---------- Material provided ----------

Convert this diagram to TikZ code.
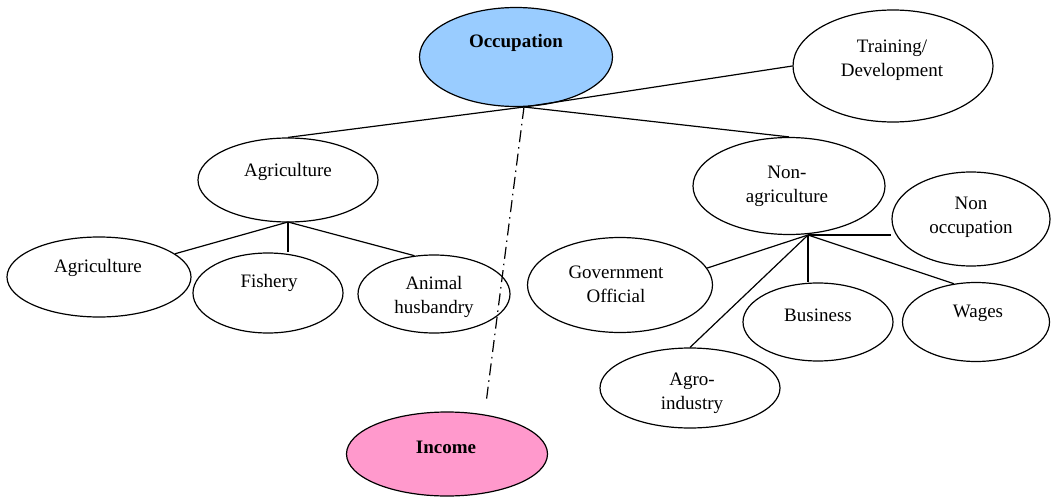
\documentclass[tikz,border=0pt]{standalone}
\usepackage{fontspec}
\setmainfont{Liberation Serif}
\usetikzlibrary{shapes.geometric}

\definecolor{occblue}{RGB}{153,204,255}
\definecolor{incpink}{RGB}{255,153,204}

\tikzset{
	oval/.style 2 args={draw, ellipse, line width=1.2pt, inner sep=0pt, minimum width=#1pt, minimum height=#2pt},
	lbl/.style={font=\fontsize{19}{24}\selectfont, align=center, inner sep=0pt},
	link/.style={line width=1.2pt},
	dashdot/.style={line width=1.2pt, dash pattern=on 12pt off 5pt on 1.5pt off 5pt}
}

\begin{document}
\begin{tikzpicture}[x=1pt,y=-1pt]
		\useasboundingbox (0,0) rectangle (1051,497);
		
		%ovals
		\node[oval={193}{99}, fill=occblue] (occ) at (516,57) {};
		\node[oval={200}{112}] (train) at (893,66) {};
		\node[oval={180}{84}] (agr) at (288,180) {};
		\node[oval={192}{97}] (nonagr) at (789,186) {};
		\node[oval={184}{80}] (agl) at (99,277) {};
		\node[oval={150}{80}] (fish) at (268,293) {};
		\node[oval={152}{78}] (anim) at (434,294) {};
		\node[oval={158}{94}] (nonocc) at (971,219) {};
		\node[oval={185}{95}] (gov) at (620,285) {};
		\node[oval={150}{78}] (bus) at (818,322) {};
		\node[oval={147}{79}] (wag) at (976,322) {};
		\node[oval={180}{80}] (agro) at (690,388) {};
		\node[oval={201}{84}, fill=incpink] (inc) at (447,454) {};
		
		%texts
		\node[lbl] (tocc) at (516,43) {\bfseries Occupation};
		\node[lbl] (ttrain) at (892,60) {Training/\\Development};
		\node[lbl] (tagr) at (288,172) {Agriculture};
		\node[lbl] (tnonagr) at (787,186) {Non-\\agriculture};
		\node[lbl] (tagl) at (98,268) {Agriculture};
		\node[lbl] (tfish) at (269,283) {Fishery};
		\node[lbl] (tanim) at (434,297) {Animal\\husbandry};
		\node[lbl] (tnonocc) at (971,217) {Non\\occupation};
		\node[lbl] (tgov) at (616,284) {Government\\Official};
		\node[lbl] (tbus) at (818,315) {Business};
		\node[lbl] (twag) at (978,313) {Wages};
		\node[lbl] (tagro) at (692,393) {Agro-\\industry};
		\node[lbl] (tinc) at (446,447) {\bfseries Income};
		
		%branch points
		\coordinate (occJ) at (524,107);
		\coordinate (agrJ) at (288,222);
		\coordinate (nonJ) at (808,235);
		
		%links
		\draw[link] (occJ) -- (agr.north);
		\draw[link] (occJ) -- (nonagr.north);
		\draw[link] (occJ) -- (train.west);
		\draw[dashdot] (occJ) -- ([xshift=39pt,yshift=8pt]inc.north);
		
		\draw[link] (agrJ) -- (agl.17);
		\draw[link] (agrJ) -- (agrJ |- fish.north);
		\draw[link] (agrJ) -- (anim.117);
		
		\draw[link] (nonJ) -- (nonJ -| nonocc.west);
		\draw[link] (nonJ) -- (gov.11);
		\draw[link] (nonJ) -- (nonJ |- bus.north);
		\draw[link] (nonJ) -- (wag.120);
		\draw[link] (nonJ) -- (agro.north);
\end{tikzpicture}
\end{document}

----------

_To be done:_ Exactly restate the lines from the beginning of the data through the line with "(0,0) rectangle (1051,497);", and no others, keeping pictures out.

_Output for this exercise:_
Convert this diagram to TikZ code.
\documentclass[tikz,border=0pt]{standalone}
\usepackage{fontspec}
\setmainfont{Liberation Serif}
\usetikzlibrary{shapes.geometric}

\definecolor{occblue}{RGB}{153,204,255}
\definecolor{incpink}{RGB}{255,153,204}

\tikzset{
	oval/.style 2 args={draw, ellipse, line width=1.2pt, inner sep=0pt, minimum width=#1pt, minimum height=#2pt},
	lbl/.style={font=\fontsize{19}{24}\selectfont, align=center, inner sep=0pt},
	link/.style={line width=1.2pt},
	dashdot/.style={line width=1.2pt, dash pattern=on 12pt off 5pt on 1.5pt off 5pt}
}

\begin{document}
\begin{tikzpicture}[x=1pt,y=-1pt]
		\useasboundingbox (0,0) rectangle (1051,497);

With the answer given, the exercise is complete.